Refiriéndose al sida el conferencista Chopra afirma: "(...) el agente material [el virus del VIH] nunca es la causa de la enfermedad. Puede ser el factor final en la inducción del síndrome completo en alguien que es ya susceptible." A lo que su entrevistador, Tony Robbins, otra estrella mediática de las seudociencias, pregunta: "Pero ¿qué los hizo susceptibles?", y Chopra responde, sin ruborizarse, "sus propias interpretaciones de toda la realidad en la que están participando." Robbins puntualiza preguntando: "¿Podría eso traducirse en sus pensamientos, sus sentimientos, sus creencias, su estilo de vida?", y el buen Chopra responde haciendo gala de su épica deshonestidad intelectual con un aplastante "Por supuesto".
¡Si la sigla del inglés WTF no fue inventada para esto, no sé para qué lo fue!
Se le fue la mano a Deepak. De él se puede esperar cualquier cosa, pero esta vez se le fue la mano. Como se nos va la mano en nuestra impresentable costumbre de tragar entero: este rockstar de las seudociencias que desconoce de manera desvergonzada el papel del virus del VIH en la génesis del sida, llena coliseos en Colombia con sus melosos discursos cuyas costosas entradas son pagadas por los miembros de la misma sociedad que da la espalda a la muy difícil realidad que enfrentan a diario los verdaderos científicos en este país. Y ese estado de cosas no solo no es inocuo sino que exige una oposición férrea.
El filósofo y humanista argentino Mario Bunge lo resume de una forma esclarecedora:
Los científicos y los filósofos tienden a tratar la superstición, la seudociencia y hasta la anticiencia como basura inofensiva o, incluso, como algo adecuado al consumo de las masas; están demasiado ocupados con sus propias investigaciones como para molestarse por tales sinsentidos. Esta actitud, sin embargo, es de lo más desafortunada. Y ello por las siguientes razones. Primero, la superstición, la seudociencia y la anticiencia no son basura que pueda ser reciclada con el fin de transformarla en algo útil: se trata de virus intelectuales que pueden atacar a cualquiera —lego o científico— hasta el extremo de hacer enfermar toda una cultura y volverla contra la investigación científica. Segundo, el surgimiento y la difusión de la superstición, la seudociencia y la anticiencia son fenómenos psicosociales importantes, dignos de ser investigados de forma científica y, tal vez, hasta de ser utilizados como indicadores del estado de salud de una cultura.

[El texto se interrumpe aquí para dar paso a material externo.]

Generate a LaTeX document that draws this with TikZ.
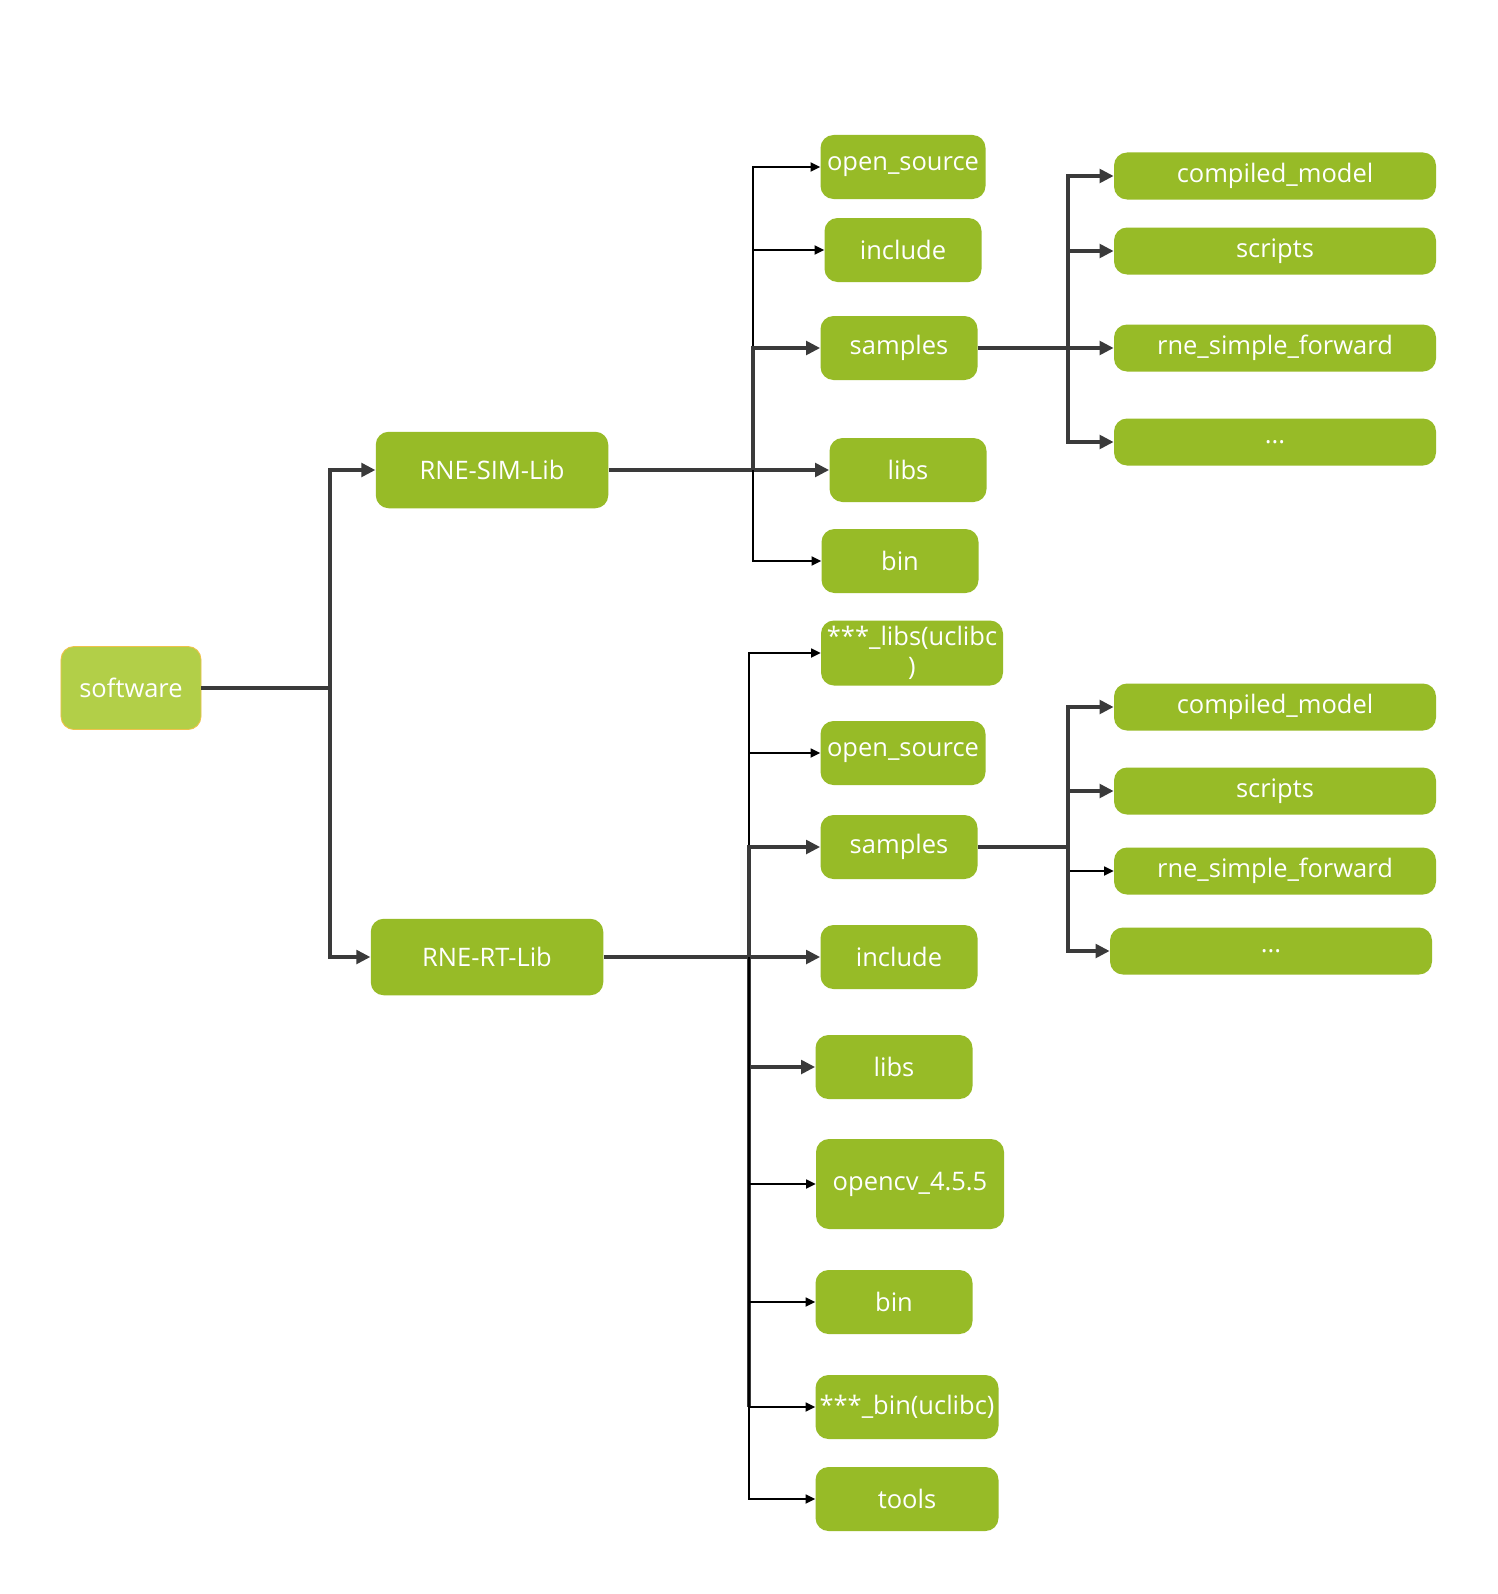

Y yo, que coincido con la postura de Bunge, creo que replicando en las redes los anunciados milagros de la homeopatía, publicando los artículos apócrifos sobre curación del cáncer con zumo de limón, dándole like de modo automático a los posts que condenan la quimioterapia y, sobre todo, llenando los consultorios de los bioenergéticos, asistiendo a los eventos de charlatanes como Chopra y llenando nuestra cabeza con los discursos de quienes nos dicen lo que queremos oír y no lo que se conoce por las empedradas pero honestas rutas de la ciencia, estamos yendo en un sentido completamente opuesto al de la salud.